If we want to end, or at least greatly reduce, violence, we need to address the need of women to prevent unwanted pregnancy, make school cool, put honor and ethical behavior back into the definition of success, stop fribbling our energy away on homophobia, and start putting both time and money into the nation, state, and city we live in.
Simple? Yes. Easy? No.
Mike Block
Mikeology (mycology)- the study of Fun Guy (fungi)
02:40 PM on 07/20/2012
Sorry, Jess. This is never going to happen. People will always have guns. Although I'm experienced with them, I don't own one and, with 2 kids, probably never will. The only exception I can see to this stance is if I move out of NYC - my dream - and find myself in the wilderness where my family might come face-to-face with a: moose, bear, mountain lion, or wolf (again, my dream - I'd love to live somewhere that wild).
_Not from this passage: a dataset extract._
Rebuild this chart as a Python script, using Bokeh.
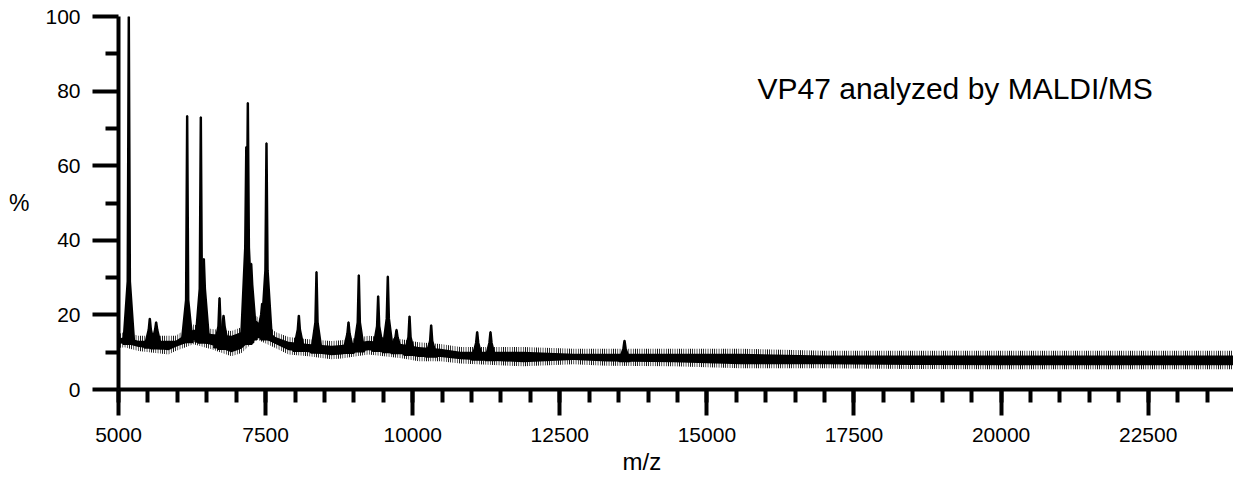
import numpy as np
from bokeh.plotting import figure
from bokeh.models import FixedTicker, Label, Range1d, Title
from bokeh.embed import file_html
from bokeh.resources import INLINE

# ---- data ----
x_major_ticks = [5000, 7500, 10000, 12500, 15000, 17500, 20000, 22500]
x_minor_ticks = list(range(5000, 24001, 500))
y_major_ticks = [0, 20, 40, 60, 80, 100]
y_minor_ticks = [10, 30, 50, 70, 90]

# noise band of the spectrum (lower / upper envelope, %)
band_mz = [5000, 5100, 5340, 5850, 5970, 6275, 6580, 6920, 7090, 7345, 7668, 7890,
           8230, 8620, 8790, 9250, 9810, 10100, 10472, 10812, 11885, 12730, 13300,
           14430, 15570, 16980, 18500, 20000, 21500, 23000, 23950]
band_hi = [14.5, 15.0, 14.0, 14.0, 14.0, 17.0, 15.8, 15.3, 16.3, 19.3, 15.0, 13.7,
           13.1, 12.6, 12.8, 14.0, 13.1, 12.3, 11.8, 11.0, 11.0, 10.5, 10.5,
           10.5, 10.5, 10.0, 10.0, 10.0, 10.0, 10.0, 10.0]
band_lo = [11.3, 11.5, 10.5, 9.6, 10.5, 12.3, 11.0, 9.1, 10.0, 13.7, 11.3, 9.6,
           9.1, 8.3, 8.5, 9.6, 8.6, 7.8, 7.8, 7.2, 6.4, 7.0, 6.6,
           6.4, 5.9, 5.9, 5.7, 5.6, 5.6, 5.6, 5.6]

# peaks: position (m/z), apex (%), height of the broad foot (%)
peak_mz = [5175, 5532, 5640, 6167, 6399, 6450, 6717, 6785, 7172, 7198, 7255, 7442,
           7515, 8065, 8365, 8909, 9084, 9413, 9577, 9725, 9946, 10314, 11096,
           11322, 13600]
peak_top = [100, 19, 18, 73.3, 73, 35, 24.5, 19.8, 65, 76.8, 33.7, 23,
            66, 19.8, 31.5, 18, 30.6, 25, 30.3, 16, 19.6, 17.2, 15.4,
            15.4, 13.1]
peak_foot = [29, 16, 16, 24, 27, 27, 17, 17, 38, 38, 28, 20,
             32, 16, 18, 15, 18, 17, 19, 14, 14, 13, 12.5,
             12.5, 11]

title_text = "VP47 analyzed by MALDI/MS"
x_label = "m/z"
y_label = "%"

FONT = "Liberation Sans"

p = figure(width=1233, height=479, output_backend="svg", toolbar_location=None,
           x_range=Range1d(5000, 23950), y_range=Range1d(0, 100),
           min_border_left=118, min_border_right=0, min_border_top=16,
           min_border_bottom=90)
p.outline_line_color = None
p.grid.visible = False
p.background_fill_color = "white"
p.border_fill_color = "white"

for ax, maj, mnr in ((p.xaxis[0], x_major_ticks, x_minor_ticks),
                     (p.yaxis[0], y_major_ticks, y_minor_ticks)):
    ax.ticker = FixedTicker(ticks=maj, minor_ticks=mnr)
    ax.axis_line_width = 4
    ax.axis_line_color = "black"
    ax.major_tick_line_width = 4
    ax.minor_tick_line_width = 4
    ax.major_tick_line_color = "black"
    ax.minor_tick_line_color = "black"
    ax.major_tick_in = 0
    ax.minor_tick_in = 0
    ax.major_tick_out = 26
    ax.minor_tick_out = 13
    ax.major_label_text_font = FONT
    ax.major_label_text_font_size = "21px"
    ax.major_label_text_color = "black"
    ax.major_label_standoff = 12

p.yaxis.axis_label = y_label
p.yaxis.axis_label_orientation = "horizontal"
p.yaxis.axis_label_text_font = FONT
p.yaxis.axis_label_text_font_style = "normal"
p.yaxis.axis_label_text_font_size = "23px"
p.yaxis.axis_label_text_color = "black"
p.yaxis.axis_label_standoff = 13

# noise band: solid core plus a dense comb-like fringe for the noisy edges
lo = np.array(band_lo)
hi = np.array(band_hi)
p.varea(x=band_mz, y1=lo - 0.2, y2=hi + 0.4, fill_alpha=0,
        hatch_pattern="vertical_line", hatch_color="black",
        hatch_scale=2.2, hatch_weight=1.3)
p.varea(x=band_mz, y1=lo + 0.9, y2=hi - 0.9, fill_color="black")

# peaks
xs, ys = [], []
for m, t, f in zip(peak_mz, peak_top, peak_foot):
    b = float(np.interp(m, band_mz, band_lo)) + 1.0
    xs.append([m - 95, m - 22, m - 4, m + 4, m + 22, m + 95])
    ys.append([b, f, t, t, f, b])
p.patches(xs, ys, fill_color="black", line_color="black", line_width=2)

p.add_layout(Title(text=x_label, align="left", offset=504, standoff=6,
                   vertical_align="top", text_font=FONT, text_font_size="24px",
                   text_font_style="normal", text_color="black"), "below")
p.add_layout(Label(x=15860, y=80.7, text=title_text, text_align="left",
                   text_baseline="middle", text_font=FONT, text_font_size="30px",
                   text_color="black"))

open("out.html", "w").write(file_html(p, INLINE))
Regardless of the laws on the books, the killer in CO had: a tear gas grenade, assault rifle, handgun and bulletproof vest. There's no reason for any civilian to own any of these things. The argument could be said that a handgun is needed for self-defense. Fine, what about the rest of the arsenal he was carrying. Also, I'd rather have a shotgun than a handgun any day.
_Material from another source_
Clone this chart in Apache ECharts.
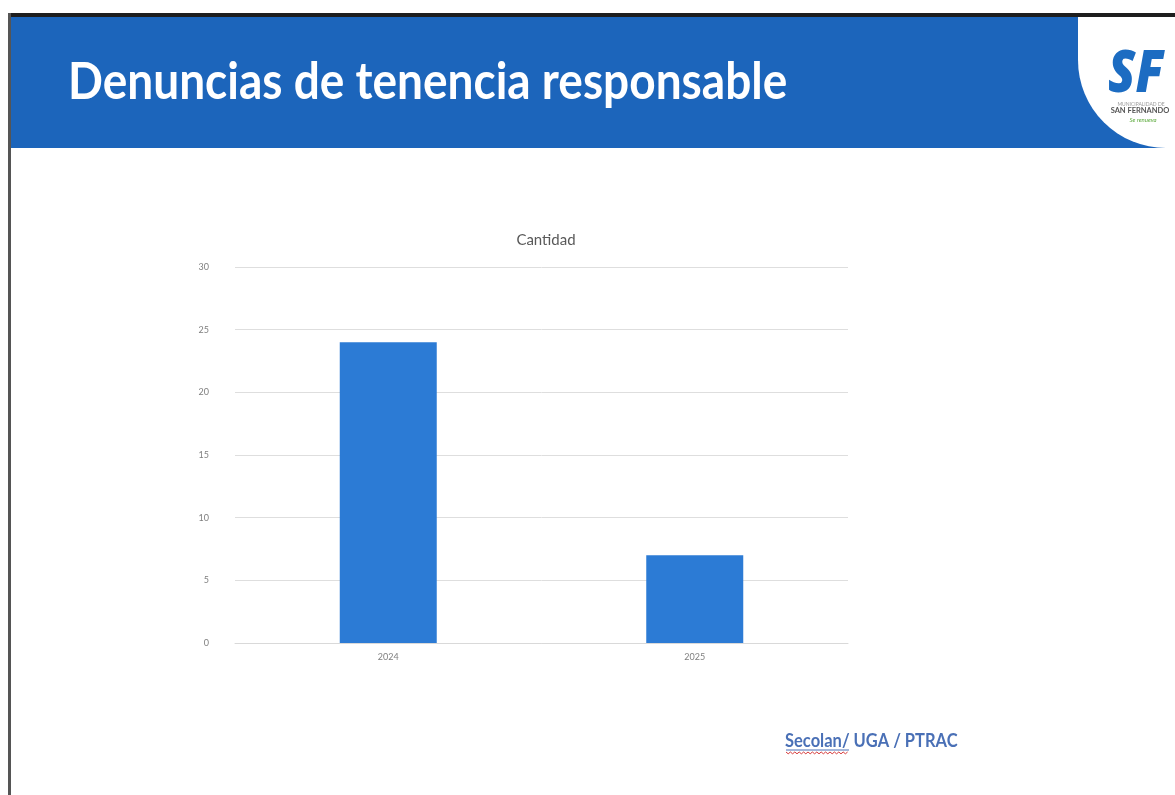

I was mugged at an ATM by someone with a glock. I THOUGHT my way out of it. He got nothing and I didn't get shot. He asked me for money out of my checking account, I had 1500 in savings, no checking account. When the transaction came up as invalid, I told him I was waiting for a check to clear and had no cash as of yet. I couldn't help him. He quietly left the bank.

I'd rather have quick wits than a gun of any kind any day!

Excelsior!
04:37 PM on 07/21/2012
So you are alleging you could have thought your way out of this situation?
Mike Block
Mikeology (mycology)- the study of Fun Guy (fungi)
06:23 PM on 07/21/2012
I never thought I could have thought my way out of a mugging when the bad guy had a handgun. I just worked with what was there in the situation. At the time, I had martial arts teachers telling me I did the absolute wrong thing, but they were proud of how I handled it. 
I'm not alleging anything. Since then, however, I'm MUCH, MUCH more aware of my surroundings. Since the ATM incident, I have a family and I'm thinking of them constantly. I, definitely,would have noticed someone leave via the emergency exit and come back in armed to the teeth. What I would have done next, I can't say. I probably would have died, but I don't think as many others would have. I just don't know for sure and hope I never have to find out.